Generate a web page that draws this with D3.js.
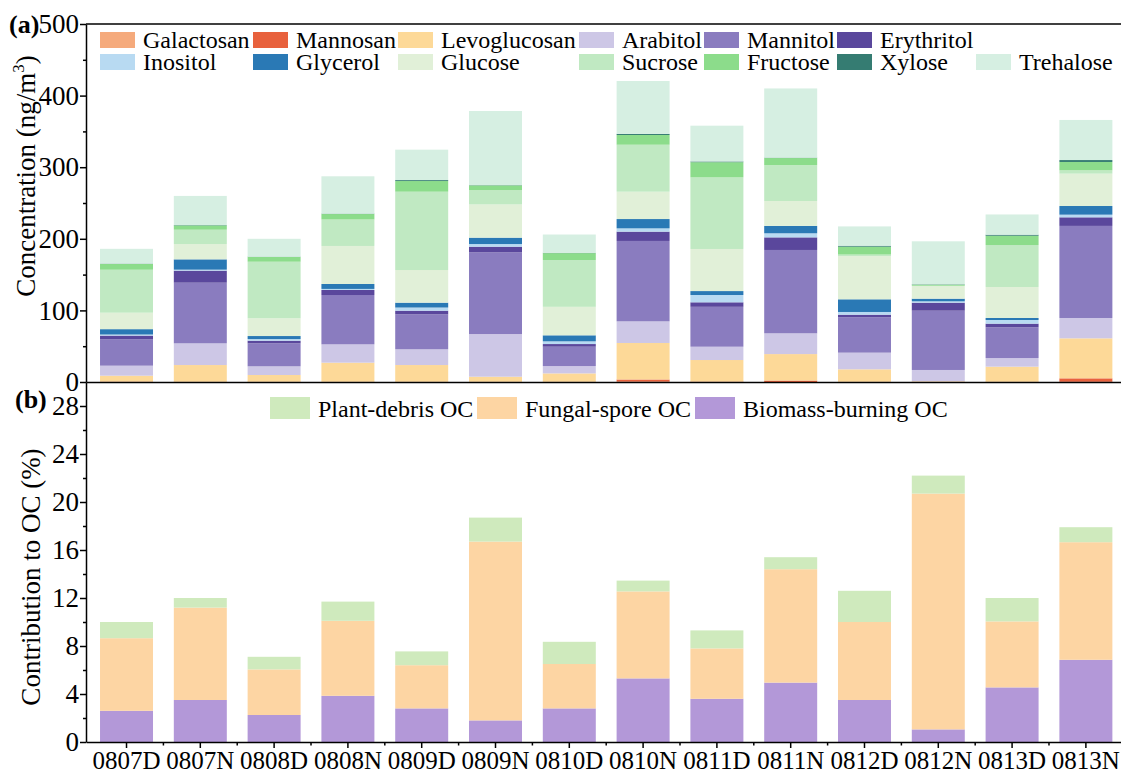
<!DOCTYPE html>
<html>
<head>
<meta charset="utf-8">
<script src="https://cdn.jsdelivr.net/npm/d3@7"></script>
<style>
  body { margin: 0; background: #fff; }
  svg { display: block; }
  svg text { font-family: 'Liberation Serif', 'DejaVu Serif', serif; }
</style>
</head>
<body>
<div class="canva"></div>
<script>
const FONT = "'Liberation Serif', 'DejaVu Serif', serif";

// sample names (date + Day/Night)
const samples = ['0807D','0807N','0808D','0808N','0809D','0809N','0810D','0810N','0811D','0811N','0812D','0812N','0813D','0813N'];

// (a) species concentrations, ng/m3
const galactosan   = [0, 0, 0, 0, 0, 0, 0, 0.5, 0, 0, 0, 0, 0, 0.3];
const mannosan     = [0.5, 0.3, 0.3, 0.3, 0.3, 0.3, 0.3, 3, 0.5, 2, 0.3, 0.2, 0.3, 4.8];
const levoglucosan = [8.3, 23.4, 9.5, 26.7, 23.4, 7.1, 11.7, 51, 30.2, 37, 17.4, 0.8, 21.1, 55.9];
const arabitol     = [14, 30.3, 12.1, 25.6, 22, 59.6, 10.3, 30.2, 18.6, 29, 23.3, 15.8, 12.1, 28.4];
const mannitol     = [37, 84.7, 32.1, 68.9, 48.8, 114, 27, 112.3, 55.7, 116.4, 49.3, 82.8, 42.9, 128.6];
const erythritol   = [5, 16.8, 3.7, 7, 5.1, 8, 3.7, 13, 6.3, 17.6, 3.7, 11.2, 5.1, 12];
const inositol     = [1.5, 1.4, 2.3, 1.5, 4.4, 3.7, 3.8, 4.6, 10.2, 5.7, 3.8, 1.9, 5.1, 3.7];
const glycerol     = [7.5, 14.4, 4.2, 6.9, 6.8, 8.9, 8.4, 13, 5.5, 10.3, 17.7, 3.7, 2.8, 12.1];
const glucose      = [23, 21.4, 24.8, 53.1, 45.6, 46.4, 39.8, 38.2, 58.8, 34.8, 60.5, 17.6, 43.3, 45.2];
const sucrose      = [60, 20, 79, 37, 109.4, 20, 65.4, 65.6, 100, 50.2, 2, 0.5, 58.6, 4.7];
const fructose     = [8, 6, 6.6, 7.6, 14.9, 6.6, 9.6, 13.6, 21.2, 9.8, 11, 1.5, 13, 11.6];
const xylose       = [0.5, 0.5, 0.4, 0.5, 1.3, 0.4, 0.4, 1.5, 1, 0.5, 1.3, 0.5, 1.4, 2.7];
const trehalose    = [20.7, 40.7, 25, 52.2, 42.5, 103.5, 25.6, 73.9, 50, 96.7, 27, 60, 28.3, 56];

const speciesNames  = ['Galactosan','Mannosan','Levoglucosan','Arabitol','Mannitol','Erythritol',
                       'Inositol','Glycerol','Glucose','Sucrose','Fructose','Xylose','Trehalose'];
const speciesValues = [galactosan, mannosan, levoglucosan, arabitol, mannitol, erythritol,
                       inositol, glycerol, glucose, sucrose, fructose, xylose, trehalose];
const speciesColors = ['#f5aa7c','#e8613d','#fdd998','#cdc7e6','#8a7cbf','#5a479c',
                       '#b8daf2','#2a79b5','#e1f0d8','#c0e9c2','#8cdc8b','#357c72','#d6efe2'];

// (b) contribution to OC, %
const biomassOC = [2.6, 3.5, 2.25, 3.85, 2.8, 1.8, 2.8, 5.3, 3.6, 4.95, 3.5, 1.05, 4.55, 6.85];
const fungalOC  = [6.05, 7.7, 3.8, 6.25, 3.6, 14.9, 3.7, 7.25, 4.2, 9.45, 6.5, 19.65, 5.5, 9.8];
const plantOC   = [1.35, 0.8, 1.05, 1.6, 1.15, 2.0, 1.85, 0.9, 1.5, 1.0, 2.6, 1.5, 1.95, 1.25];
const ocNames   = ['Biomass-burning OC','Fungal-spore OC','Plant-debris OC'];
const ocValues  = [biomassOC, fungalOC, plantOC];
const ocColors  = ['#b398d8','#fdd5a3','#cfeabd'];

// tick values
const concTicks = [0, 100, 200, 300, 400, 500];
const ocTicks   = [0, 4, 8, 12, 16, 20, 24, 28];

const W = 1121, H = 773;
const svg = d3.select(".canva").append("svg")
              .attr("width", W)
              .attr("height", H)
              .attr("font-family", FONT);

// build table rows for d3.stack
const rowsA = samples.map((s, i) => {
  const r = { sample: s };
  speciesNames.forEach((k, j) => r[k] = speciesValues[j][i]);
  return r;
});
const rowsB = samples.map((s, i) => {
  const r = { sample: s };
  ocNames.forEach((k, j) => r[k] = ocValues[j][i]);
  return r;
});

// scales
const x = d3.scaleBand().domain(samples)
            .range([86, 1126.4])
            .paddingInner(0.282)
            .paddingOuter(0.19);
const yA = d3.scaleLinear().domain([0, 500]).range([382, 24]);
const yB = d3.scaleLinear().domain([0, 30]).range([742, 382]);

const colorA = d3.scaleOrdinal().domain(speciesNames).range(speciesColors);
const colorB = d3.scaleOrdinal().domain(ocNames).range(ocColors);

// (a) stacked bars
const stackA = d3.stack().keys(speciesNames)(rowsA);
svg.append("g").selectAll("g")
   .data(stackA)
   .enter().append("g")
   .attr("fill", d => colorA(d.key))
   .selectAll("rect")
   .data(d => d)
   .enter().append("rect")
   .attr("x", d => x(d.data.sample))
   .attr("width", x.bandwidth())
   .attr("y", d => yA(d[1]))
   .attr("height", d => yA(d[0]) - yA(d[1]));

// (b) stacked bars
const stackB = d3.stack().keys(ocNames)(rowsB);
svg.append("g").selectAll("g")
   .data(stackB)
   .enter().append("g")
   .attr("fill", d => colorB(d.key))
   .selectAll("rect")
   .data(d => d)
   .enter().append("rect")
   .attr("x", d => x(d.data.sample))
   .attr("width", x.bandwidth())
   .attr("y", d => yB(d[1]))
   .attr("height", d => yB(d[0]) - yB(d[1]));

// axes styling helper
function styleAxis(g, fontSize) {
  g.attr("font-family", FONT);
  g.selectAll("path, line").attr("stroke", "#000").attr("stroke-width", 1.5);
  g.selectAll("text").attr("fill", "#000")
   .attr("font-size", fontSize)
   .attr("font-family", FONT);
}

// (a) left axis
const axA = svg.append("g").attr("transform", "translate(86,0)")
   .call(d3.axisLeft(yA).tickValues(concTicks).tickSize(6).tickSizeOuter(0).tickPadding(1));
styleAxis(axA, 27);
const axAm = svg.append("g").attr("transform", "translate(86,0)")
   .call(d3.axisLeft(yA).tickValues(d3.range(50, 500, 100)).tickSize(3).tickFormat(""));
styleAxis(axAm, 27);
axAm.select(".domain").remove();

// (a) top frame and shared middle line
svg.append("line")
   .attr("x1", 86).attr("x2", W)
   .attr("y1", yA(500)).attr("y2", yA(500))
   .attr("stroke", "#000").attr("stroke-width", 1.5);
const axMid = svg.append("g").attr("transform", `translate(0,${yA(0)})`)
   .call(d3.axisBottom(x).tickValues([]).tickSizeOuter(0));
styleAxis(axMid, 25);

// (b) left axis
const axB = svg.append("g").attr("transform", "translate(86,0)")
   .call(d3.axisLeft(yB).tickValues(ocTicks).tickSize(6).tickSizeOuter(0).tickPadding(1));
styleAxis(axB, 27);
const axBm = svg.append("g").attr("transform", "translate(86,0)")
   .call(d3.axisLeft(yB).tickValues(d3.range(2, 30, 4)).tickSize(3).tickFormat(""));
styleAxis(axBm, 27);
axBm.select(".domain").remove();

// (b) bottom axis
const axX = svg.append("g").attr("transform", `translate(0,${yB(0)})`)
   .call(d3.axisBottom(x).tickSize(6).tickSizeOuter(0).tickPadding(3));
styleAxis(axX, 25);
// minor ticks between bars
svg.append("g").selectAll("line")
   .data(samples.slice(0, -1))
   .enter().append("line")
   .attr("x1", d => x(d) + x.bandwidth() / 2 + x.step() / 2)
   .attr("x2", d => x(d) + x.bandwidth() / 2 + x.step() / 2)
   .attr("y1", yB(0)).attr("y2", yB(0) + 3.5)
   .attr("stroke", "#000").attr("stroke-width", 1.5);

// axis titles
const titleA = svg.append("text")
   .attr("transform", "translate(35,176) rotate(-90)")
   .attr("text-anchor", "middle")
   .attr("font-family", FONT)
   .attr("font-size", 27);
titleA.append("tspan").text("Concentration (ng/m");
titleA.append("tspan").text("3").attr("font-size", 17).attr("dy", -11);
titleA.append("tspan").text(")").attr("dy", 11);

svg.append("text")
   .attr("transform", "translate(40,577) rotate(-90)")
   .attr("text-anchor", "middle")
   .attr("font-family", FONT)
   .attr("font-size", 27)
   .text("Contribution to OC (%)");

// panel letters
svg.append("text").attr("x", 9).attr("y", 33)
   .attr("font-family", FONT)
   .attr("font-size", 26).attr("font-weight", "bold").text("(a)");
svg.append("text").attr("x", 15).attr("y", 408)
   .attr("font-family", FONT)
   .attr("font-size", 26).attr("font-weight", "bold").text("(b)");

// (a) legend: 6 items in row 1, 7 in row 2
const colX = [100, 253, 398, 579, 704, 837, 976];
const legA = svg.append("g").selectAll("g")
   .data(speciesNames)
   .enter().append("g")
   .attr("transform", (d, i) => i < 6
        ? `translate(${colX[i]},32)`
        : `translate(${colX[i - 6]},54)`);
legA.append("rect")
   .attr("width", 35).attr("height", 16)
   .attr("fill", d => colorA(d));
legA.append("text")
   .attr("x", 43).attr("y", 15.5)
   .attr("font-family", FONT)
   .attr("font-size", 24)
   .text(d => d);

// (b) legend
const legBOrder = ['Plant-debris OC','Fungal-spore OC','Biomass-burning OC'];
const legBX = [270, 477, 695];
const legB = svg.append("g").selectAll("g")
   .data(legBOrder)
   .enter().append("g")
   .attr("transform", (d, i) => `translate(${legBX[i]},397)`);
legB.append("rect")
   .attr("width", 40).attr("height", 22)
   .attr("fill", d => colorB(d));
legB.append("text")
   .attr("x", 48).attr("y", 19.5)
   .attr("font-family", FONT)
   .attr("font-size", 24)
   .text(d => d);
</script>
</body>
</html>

**********

- EXERCISE PROMPT -
Leave out the pictures and repeat exactly the lines from the start of the material through the line that contains "60, 28.3, 56];", both included.

- RESULT BELOW -
Generate a web page that draws this with D3.js.
<!DOCTYPE html>
<html>
<head>
<meta charset="utf-8">
<script src="https://cdn.jsdelivr.net/npm/d3@7"></script>
<style>
  body { margin: 0; background: #fff; }
  svg { display: block; }
  svg text { font-family: 'Liberation Serif', 'DejaVu Serif', serif; }
</style>
</head>
<body>
<div class="canva"></div>
<script>
const FONT = "'Liberation Serif', 'DejaVu Serif', serif";

// sample names (date + Day/Night)
const samples = ['0807D','0807N','0808D','0808N','0809D','0809N','0810D','0810N','0811D','0811N','0812D','0812N','0813D','0813N'];

// (a) species concentrations, ng/m3
const galactosan   = [0, 0, 0, 0, 0, 0, 0, 0.5, 0, 0, 0, 0, 0, 0.3];
const mannosan     = [0.5, 0.3, 0.3, 0.3, 0.3, 0.3, 0.3, 3, 0.5, 2, 0.3, 0.2, 0.3, 4.8];
const levoglucosan = [8.3, 23.4, 9.5, 26.7, 23.4, 7.1, 11.7, 51, 30.2, 37, 17.4, 0.8, 21.1, 55.9];
const arabitol     = [14, 30.3, 12.1, 25.6, 22, 59.6, 10.3, 30.2, 18.6, 29, 23.3, 15.8, 12.1, 28.4];
const mannitol     = [37, 84.7, 32.1, 68.9, 48.8, 114, 27, 112.3, 55.7, 116.4, 49.3, 82.8, 42.9, 128.6];
const erythritol   = [5, 16.8, 3.7, 7, 5.1, 8, 3.7, 13, 6.3, 17.6, 3.7, 11.2, 5.1, 12];
const inositol     = [1.5, 1.4, 2.3, 1.5, 4.4, 3.7, 3.8, 4.6, 10.2, 5.7, 3.8, 1.9, 5.1, 3.7];
const glycerol     = [7.5, 14.4, 4.2, 6.9, 6.8, 8.9, 8.4, 13, 5.5, 10.3, 17.7, 3.7, 2.8, 12.1];
const glucose      = [23, 21.4, 24.8, 53.1, 45.6, 46.4, 39.8, 38.2, 58.8, 34.8, 60.5, 17.6, 43.3, 45.2];
const sucrose      = [60, 20, 79, 37, 109.4, 20, 65.4, 65.6, 100, 50.2, 2, 0.5, 58.6, 4.7];
const fructose     = [8, 6, 6.6, 7.6, 14.9, 6.6, 9.6, 13.6, 21.2, 9.8, 11, 1.5, 13, 11.6];
const xylose       = [0.5, 0.5, 0.4, 0.5, 1.3, 0.4, 0.4, 1.5, 1, 0.5, 1.3, 0.5, 1.4, 2.7];
const trehalose    = [20.7, 40.7, 25, 52.2, 42.5, 103.5, 25.6, 73.9, 50, 96.7, 27, 60, 28.3, 56];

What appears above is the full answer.